The Thing I Like About …

Noah: the fact that Noah is not perfect.

In the Bible, the story of Noah is a story of redemption. The world is purged of the iniquity of man, and only Noah and his family are chosen to continue the human race in the new, cleansed world. Noah and his family are chosen because they are not part of the iniquity – they are not “sinners.”

But, as we have seen for thousands of years, humanity is not an all-or-nothing proposition. Good and evil march hand-in-hand, because humans always have to balance their capacity to love with their capacity for fear. No purge, in the Bible at least, ever eradicated humans’ tendency to hurt one another, to feel anger, hatred, despair and other fear-related negative emotions, or to be tempted by greed, lust, and excess.

In Noah, he’s not perfect. He’s slow to anger; he’s not fearful of much. He’s a kind man, and a faithful one. He knows that he’s being asked to do something by a higher power that he’s not qualified to understand, and he’s happy to do it. But he’s not sure how to interpret the signs and dreams he’s been given, and he’s not sure of the purpose or the outcome. He has doubts and concerns; he hurts and grieves and struggles and makes mistakes. He can only do his best, from the best intentions that he can have, and he isn’t perfect or infallible at all.

It is he, an imperfect, ordinary man, who is found good enough to survive, to come forward and author a new chapter in humanity.

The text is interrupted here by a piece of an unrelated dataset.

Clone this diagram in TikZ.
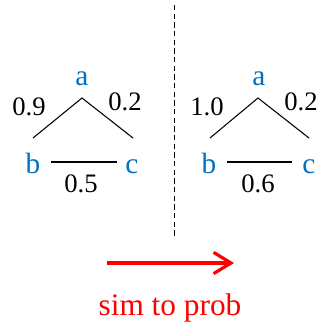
\documentclass[tikz,border=0pt]{standalone}
\usepackage{fontspec}
\setmainfont{Liberation Serif}
\usetikzlibrary{arrows.meta}
\definecolor{nodeblue}{RGB}{0,112,192}
\begin{document}
\begin{tikzpicture}[x=0.75pt,y=-0.75pt,
  lbl/.style={font=\fontsize{20}{24}\selectfont, inner sep=0pt, anchor=base},
  vert/.style={lbl, text=nodeblue, font=\fontsize{22}{26}\selectfont},
  edge/.style={line width=0.8pt},
  base/.style={line width=1.5pt}]
\useasboundingbox (0,0) rectangle (321,329);
% left tree
\node[vert] (la) at (82,85) {a};
\node[vert] (lb) at (33,173) {b};
\node[vert] (lc) at (132,173) {c};
\node[lbl] (l09) at (29,115) {0.9};
\node[lbl] (l02) at (125,110) {0.2};
\node[lbl] (l05) at (81,192) {0.5};
\coordinate (lapex) at (82,98);
\coordinate (lleft) at (33,138);
\coordinate (lright) at (133,138);
\coordinate (lb1) at (51,162);
\coordinate (lc1) at (117,162);
\draw[edge] (lleft) -- (lapex) -- (lright);
\draw[base] (lb1) -- (lc1);
% right tree
\node[vert] (ra) at (259,85) {a};
\node[vert] (rb) at (209,173) {b};
\node[vert] (rc) at (309,173) {c};
\node[lbl] (r10) at (207,115) {1.0};
\node[lbl] (r02) at (301,110) {0.2};
\node[lbl] (r06) at (258,192) {0.6};
\coordinate (rapex) at (258,98);
\coordinate (rleft) at (210,138);
\coordinate (rright) at (309,138);
\coordinate (rb1) at (227,162);
\coordinate (rc1) at (292,162);
\draw[edge] (rleft) -- (rapex) -- (rright);
\draw[base] (rb1) -- (rc1);
% divider
\coordinate (dtop) at (174,5);
\coordinate (dbot) at (174,239);
\draw[line width=0.75pt, dash pattern=on 4pt off 2.5pt] (dtop) -- (dbot);
% arrow
\coordinate (astart) at (107,263);
\coordinate (aend) at (234,263);
\draw[red, line width=2.4pt, -{Straight Barb[length=13pt,width=16pt,line width=2.4pt]}] (astart) -- (aend);
\node[lbl, text=red, font=\fontsize{23.5}{28}\selectfont] (cap) at (170,315) {sim to prob};
\end{tikzpicture}
\end{document}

We spend a lot of time criticizing ourselves as a species – and we certainly have room for improvement in the way we treat one another – but, whether we follow a religion or not, it can be very frustrating to feel that only a total purge of our iniquity can solve the problem. Noah suggests that imperfect, ordinary humanity is exactly what we’re expected to be – that we are not inherently evil – and that the answer to our problems, to our struggles, to our doubts and fears, is not to run from them but simply to start over.

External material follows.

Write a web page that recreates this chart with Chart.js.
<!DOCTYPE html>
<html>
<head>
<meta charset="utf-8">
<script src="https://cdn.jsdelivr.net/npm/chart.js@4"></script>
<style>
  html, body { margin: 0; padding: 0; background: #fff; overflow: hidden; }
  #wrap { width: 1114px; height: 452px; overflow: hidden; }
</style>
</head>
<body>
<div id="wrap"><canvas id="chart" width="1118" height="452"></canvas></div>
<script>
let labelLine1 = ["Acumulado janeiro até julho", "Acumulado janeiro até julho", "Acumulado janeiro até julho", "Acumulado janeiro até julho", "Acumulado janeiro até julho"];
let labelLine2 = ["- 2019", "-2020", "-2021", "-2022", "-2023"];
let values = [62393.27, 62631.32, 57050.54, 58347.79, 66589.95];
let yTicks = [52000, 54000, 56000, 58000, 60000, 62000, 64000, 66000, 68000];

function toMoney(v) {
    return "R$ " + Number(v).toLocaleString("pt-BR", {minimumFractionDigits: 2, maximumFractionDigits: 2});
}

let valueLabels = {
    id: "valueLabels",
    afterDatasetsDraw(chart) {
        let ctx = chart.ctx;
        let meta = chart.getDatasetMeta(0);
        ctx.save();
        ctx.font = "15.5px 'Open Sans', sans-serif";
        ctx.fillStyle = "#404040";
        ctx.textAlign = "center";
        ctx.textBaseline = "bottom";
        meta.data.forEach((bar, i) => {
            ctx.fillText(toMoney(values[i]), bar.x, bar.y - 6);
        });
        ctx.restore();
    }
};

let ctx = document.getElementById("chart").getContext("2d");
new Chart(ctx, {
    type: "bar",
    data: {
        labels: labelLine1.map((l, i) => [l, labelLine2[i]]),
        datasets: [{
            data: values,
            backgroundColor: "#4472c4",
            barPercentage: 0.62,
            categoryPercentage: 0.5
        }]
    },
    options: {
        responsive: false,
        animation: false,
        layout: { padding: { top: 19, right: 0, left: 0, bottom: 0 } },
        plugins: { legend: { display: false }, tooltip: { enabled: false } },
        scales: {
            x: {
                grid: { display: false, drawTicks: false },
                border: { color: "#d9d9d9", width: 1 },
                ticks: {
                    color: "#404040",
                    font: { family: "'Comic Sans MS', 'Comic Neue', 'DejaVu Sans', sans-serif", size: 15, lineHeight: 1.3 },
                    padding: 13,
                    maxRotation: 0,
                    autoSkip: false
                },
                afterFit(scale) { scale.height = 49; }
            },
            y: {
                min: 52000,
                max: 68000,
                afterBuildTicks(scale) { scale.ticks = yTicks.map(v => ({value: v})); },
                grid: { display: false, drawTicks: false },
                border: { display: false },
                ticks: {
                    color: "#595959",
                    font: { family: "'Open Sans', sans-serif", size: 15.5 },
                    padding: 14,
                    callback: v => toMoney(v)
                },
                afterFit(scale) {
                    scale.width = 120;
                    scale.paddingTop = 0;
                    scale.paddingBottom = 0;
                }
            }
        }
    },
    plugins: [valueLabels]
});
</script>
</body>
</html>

Noah is not perfect at all. Sometimes we’re even quite irritated with the way he’s interpreting his divine mission, and with his sense of hopelessness. But he and his family do have one thing (besides an ark) that the humans left behind don’t seem to have, and, when Noah realizes what that one thing is, he finds hope and peace and joy again.

He has love … and that and two months’ rations fix every problem in the world.

The Thing I Like About …

The Chaperone, starring Paul Levesque and Ariel Winter:  the notion of responsibility.

In The Chaperone, Ray is released from prison after serving seven years for driving a getaway car in an armed robbery.  He attempts to make amends to his daughter, but it’s an uphill climb – not once does she make it easy for him; she’s filled with anger and contempt.  She wants him to leave.  She’s embarrassed to introduce him to her friends.  She is, quite justifiably, upset and hurt that he has not been part of her life.

But Ray never stops trying, and he never makes excuses for the things he’s done.  He speaks to her openly about his crime, and answers her honestly and immediately when she asks why he’s done what he’s done.  His mantra, in fact, is, “Confront it, tell the truth about it, and move on,” and he lives up to that mantra.  He accepts everything that’s happened – including the negative consequences – and he never once whines about it or feels sorry for himself.

His attitude pays off as he slowly starts to regain his daughter’s affection, so much so that she attempts to blame the armed robbers for setting her father up for the crime – but he stops her, refusing to blame anyone but himself for his actions.

Because he is so willing to take responsibility – both for his mistakes and in his role as a father – he is easy to forgive, easy to trust, easy to like.  He becomes the kind of person we would each like to be, and it makes a lighthearted little action movie into something meaningful and inspirational.  By the end of it, it’s clear that taking responsibility is actually a lot easier than not taking it, and that living honestly doesn’t have to be melodramatic or unhappy.

Give The Chaperone a try.  It just might help you face some things in your own life … and help you find the kind of reward that Ray earns for himself.